- [Dataset content]:
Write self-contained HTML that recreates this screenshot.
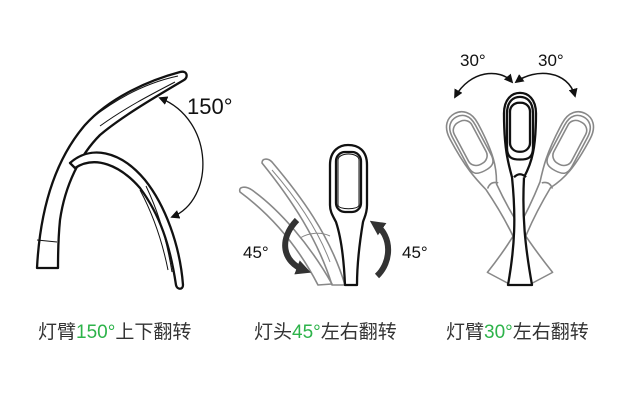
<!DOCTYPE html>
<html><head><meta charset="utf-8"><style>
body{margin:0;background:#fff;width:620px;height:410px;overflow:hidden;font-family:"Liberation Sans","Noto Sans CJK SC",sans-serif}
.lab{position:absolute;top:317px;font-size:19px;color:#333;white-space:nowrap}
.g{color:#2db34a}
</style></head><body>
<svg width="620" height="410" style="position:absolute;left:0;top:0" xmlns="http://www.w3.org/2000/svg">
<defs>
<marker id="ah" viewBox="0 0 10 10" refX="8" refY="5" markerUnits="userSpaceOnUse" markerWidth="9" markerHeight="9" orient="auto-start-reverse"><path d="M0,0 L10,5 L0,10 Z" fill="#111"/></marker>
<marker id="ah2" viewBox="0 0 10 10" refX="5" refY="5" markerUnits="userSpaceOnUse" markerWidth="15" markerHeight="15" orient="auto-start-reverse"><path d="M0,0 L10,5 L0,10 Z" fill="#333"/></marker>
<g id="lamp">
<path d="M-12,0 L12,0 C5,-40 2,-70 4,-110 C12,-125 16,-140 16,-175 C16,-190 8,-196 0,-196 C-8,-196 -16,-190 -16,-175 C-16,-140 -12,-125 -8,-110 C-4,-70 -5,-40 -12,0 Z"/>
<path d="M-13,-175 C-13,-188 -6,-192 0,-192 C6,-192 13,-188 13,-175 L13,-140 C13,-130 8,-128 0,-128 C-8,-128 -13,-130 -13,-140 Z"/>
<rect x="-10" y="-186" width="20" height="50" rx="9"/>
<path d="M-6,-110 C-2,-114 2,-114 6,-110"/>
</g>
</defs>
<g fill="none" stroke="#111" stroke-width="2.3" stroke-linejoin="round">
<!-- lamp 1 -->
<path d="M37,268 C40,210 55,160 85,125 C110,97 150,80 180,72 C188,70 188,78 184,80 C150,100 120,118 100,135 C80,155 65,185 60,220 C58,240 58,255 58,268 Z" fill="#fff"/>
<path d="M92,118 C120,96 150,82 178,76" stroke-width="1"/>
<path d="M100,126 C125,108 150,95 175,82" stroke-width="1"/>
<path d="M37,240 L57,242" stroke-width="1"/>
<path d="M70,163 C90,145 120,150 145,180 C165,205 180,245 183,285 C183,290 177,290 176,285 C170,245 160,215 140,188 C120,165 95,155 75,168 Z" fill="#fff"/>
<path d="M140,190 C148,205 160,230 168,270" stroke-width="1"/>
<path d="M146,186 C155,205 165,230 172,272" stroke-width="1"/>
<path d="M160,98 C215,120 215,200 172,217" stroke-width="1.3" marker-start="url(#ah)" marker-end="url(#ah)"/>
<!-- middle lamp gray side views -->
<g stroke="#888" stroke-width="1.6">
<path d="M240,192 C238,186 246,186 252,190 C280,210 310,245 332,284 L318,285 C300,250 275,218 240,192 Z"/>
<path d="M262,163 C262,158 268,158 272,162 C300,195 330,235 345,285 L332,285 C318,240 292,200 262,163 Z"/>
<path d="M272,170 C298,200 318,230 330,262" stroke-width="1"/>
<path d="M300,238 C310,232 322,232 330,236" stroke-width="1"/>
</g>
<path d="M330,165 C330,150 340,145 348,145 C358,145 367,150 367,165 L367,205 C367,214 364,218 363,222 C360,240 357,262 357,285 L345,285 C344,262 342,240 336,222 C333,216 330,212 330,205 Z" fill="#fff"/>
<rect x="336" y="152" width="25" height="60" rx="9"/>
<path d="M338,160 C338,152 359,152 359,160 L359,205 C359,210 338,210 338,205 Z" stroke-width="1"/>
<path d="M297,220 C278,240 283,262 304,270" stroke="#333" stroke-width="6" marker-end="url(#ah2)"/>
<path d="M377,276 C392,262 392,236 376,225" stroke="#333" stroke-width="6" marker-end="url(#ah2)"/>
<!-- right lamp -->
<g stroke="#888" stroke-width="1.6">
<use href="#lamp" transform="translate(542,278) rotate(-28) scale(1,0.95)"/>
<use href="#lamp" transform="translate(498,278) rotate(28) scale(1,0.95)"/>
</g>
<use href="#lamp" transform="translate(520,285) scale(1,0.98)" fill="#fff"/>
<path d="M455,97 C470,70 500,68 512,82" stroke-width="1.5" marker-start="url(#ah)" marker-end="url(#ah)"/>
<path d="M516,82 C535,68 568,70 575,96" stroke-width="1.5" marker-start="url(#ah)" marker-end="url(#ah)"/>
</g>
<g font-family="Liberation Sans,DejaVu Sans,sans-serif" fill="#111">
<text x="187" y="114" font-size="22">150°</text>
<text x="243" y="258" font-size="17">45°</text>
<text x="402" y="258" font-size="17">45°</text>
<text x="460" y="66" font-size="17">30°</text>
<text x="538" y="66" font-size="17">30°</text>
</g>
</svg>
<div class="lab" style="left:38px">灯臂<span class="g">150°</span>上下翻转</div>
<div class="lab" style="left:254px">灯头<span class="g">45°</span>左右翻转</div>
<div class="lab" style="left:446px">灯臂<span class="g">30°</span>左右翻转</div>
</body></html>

- [Brief]:
Leave out the pictures and restate everything else word for word.

- [Response to this task]:
Write self-contained HTML that recreates this screenshot.
<!DOCTYPE html>
<html><head><meta charset="utf-8"><style>
body{margin:0;background:#fff;width:620px;height:410px;overflow:hidden;font-family:"Liberation Sans","Noto Sans CJK SC",sans-serif}
.lab{position:absolute;top:317px;font-size:19px;color:#333;white-space:nowrap}
.g{color:#2db34a}
</style></head><body>
<svg width="620" height="410" style="position:absolute;left:0;top:0" xmlns="http://www.w3.org/2000/svg">
<defs>
<marker id="ah" viewBox="0 0 10 10" refX="8" refY="5" markerUnits="userSpaceOnUse" markerWidth="9" markerHeight="9" orient="auto-start-reverse"><path d="M0,0 L10,5 L0,10 Z" fill="#111"/></marker>
<marker id="ah2" viewBox="0 0 10 10" refX="5" refY="5" markerUnits="userSpaceOnUse" markerWidth="15" markerHeight="15" orient="auto-start-reverse"><path d="M0,0 L10,5 L0,10 Z" fill="#333"/></marker>
<g id="lamp">
<path d="M-12,0 L12,0 C5,-40 2,-70 4,-110 C12,-125 16,-140 16,-175 C16,-190 8,-196 0,-196 C-8,-196 -16,-190 -16,-175 C-16,-140 -12,-125 -8,-110 C-4,-70 -5,-40 -12,0 Z"/>
<path d="M-13,-175 C-13,-188 -6,-192 0,-192 C6,-192 13,-188 13,-175 L13,-140 C13,-130 8,-128 0,-128 C-8,-128 -13,-130 -13,-140 Z"/>
<rect x="-10" y="-186" width="20" height="50" rx="9"/>
<path d="M-6,-110 C-2,-114 2,-114 6,-110"/>
</g>
</defs>
<g fill="none" stroke="#111" stroke-width="2.3" stroke-linejoin="round">
<!-- lamp 1 -->
<path d="M37,268 C40,210 55,160 85,125 C110,97 150,80 180,72 C188,70 188,78 184,80 C150,100 120,118 100,135 C80,155 65,185 60,220 C58,240 58,255 58,268 Z" fill="#fff"/>
<path d="M92,118 C120,96 150,82 178,76" stroke-width="1"/>
<path d="M100,126 C125,108 150,95 175,82" stroke-width="1"/>
<path d="M37,240 L57,242" stroke-width="1"/>
<path d="M70,163 C90,145 120,150 145,180 C165,205 180,245 183,285 C183,290 177,290 176,285 C170,245 160,215 140,188 C120,165 95,155 75,168 Z" fill="#fff"/>
<path d="M140,190 C148,205 160,230 168,270" stroke-width="1"/>
<path d="M146,186 C155,205 165,230 172,272" stroke-width="1"/>
<path d="M160,98 C215,120 215,200 172,217" stroke-width="1.3" marker-start="url(#ah)" marker-end="url(#ah)"/>
<!-- middle lamp gray side views -->
<g stroke="#888" stroke-width="1.6">
<path d="M240,192 C238,186 246,186 252,190 C280,210 310,245 332,284 L318,285 C300,250 275,218 240,192 Z"/>
<path d="M262,163 C262,158 268,158 272,162 C300,195 330,235 345,285 L332,285 C318,240 292,200 262,163 Z"/>
<path d="M272,170 C298,200 318,230 330,262" stroke-width="1"/>
<path d="M300,238 C310,232 322,232 330,236" stroke-width="1"/>
</g>
<path d="M330,165 C330,150 340,145 348,145 C358,145 367,150 367,165 L367,205 C367,214 364,218 363,222 C360,240 357,262 357,285 L345,285 C344,262 342,240 336,222 C333,216 330,212 330,205 Z" fill="#fff"/>
<rect x="336" y="152" width="25" height="60" rx="9"/>
<path d="M338,160 C338,152 359,152 359,160 L359,205 C359,210 338,210 338,205 Z" stroke-width="1"/>
<path d="M297,220 C278,240 283,262 304,270" stroke="#333" stroke-width="6" marker-end="url(#ah2)"/>
<path d="M377,276 C392,262 392,236 376,225" stroke="#333" stroke-width="6" marker-end="url(#ah2)"/>
<!-- right lamp -->
<g stroke="#888" stroke-width="1.6">
<use href="#lamp" transform="translate(542,278) rotate(-28) scale(1,0.95)"/>
<use href="#lamp" transform="translate(498,278) rotate(28) scale(1,0.95)"/>
</g>
<use href="#lamp" transform="translate(520,285) scale(1,0.98)" fill="#fff"/>
<path d="M455,97 C470,70 500,68 512,82" stroke-width="1.5" marker-start="url(#ah)" marker-end="url(#ah)"/>
<path d="M516,82 C535,68 568,70 575,96" stroke-width="1.5" marker-start="url(#ah)" marker-end="url(#ah)"/>
</g>
<g font-family="Liberation Sans,DejaVu Sans,sans-serif" fill="#111">
<text x="187" y="114" font-size="22">150°</text>
<text x="243" y="258" font-size="17">45°</text>
<text x="402" y="258" font-size="17">45°</text>
<text x="460" y="66" font-size="17">30°</text>
<text x="538" y="66" font-size="17">30°</text>
</g>
</svg>
<div class="lab" style="left:38px">灯臂<span class="g">150°</span>上下翻转</div>
<div class="lab" style="left:254px">灯头<span class="g">45°</span>左右翻转</div>
<div class="lab" style="left:446px">灯臂<span class="g">30°</span>左右翻转</div>
</body></html>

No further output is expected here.